The ‘Jasmine’ revolution started in Tunisia and spread across the region as the Arab Spring while the Toxteth race riots, Liverpool 1981, followed earlier demonstrations in Brixton.
At the core of all of these was the need for equal opportunities. The British Library will host an event on Saturday 22 October to consider what characterises a protest wave and what happens afterwards. The race riots in the inner-city area of Toxteth, Liverpool in 1981 followed earlier demonstrations in Brixton. A small peaceful dissent or 'demand for answers' outside Tottenham police station in London started the recent UK riots. At the core of all of these were the need for the voicing of repressed individuals and the universal cry for equal opportunities.
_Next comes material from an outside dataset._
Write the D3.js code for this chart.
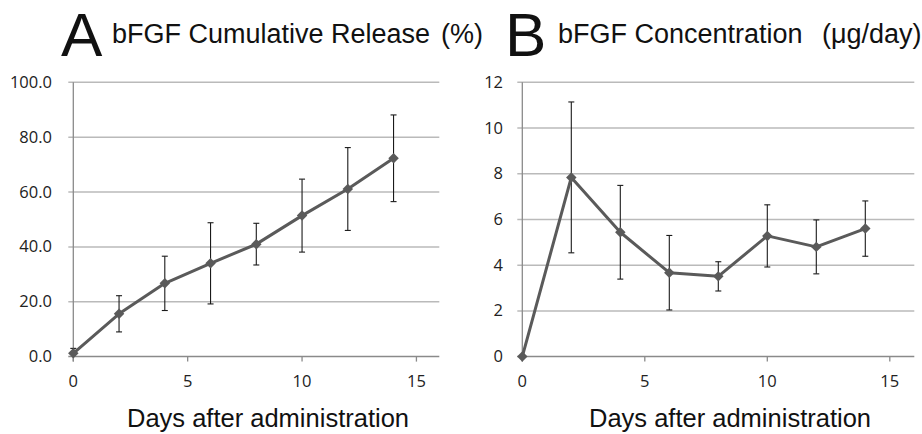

The day will consider the historical pattern of treatment by the police towards Black Britons, the racialised nature of the movement of demonstrations from Brixton to Toxteth in 1981 and the interpretations in the media. Panel members from a wide professional and social background will discuss the catalyst of the wave across North African and the UK, acts of self-immolation, the velocity of cyber messages and other factors such as the effect of Barack Obama’s election on the newly shaped progressive intentions of Africans on the continent and in the Diaspora.
Some of the speakers on the day Bellavaria Riberio Addy, NUS student representative, Amina Annabi, Tunisian singer songwriter, Osama Diab, Egyptian journalist, blogger and producer, Matthew Ryder, human rights barrister and judge, Isis Thompson, documentary director, Zoe Whitley, Curator of contemporary programmes at the V&A and Simon Woolley, Operation Black Vote.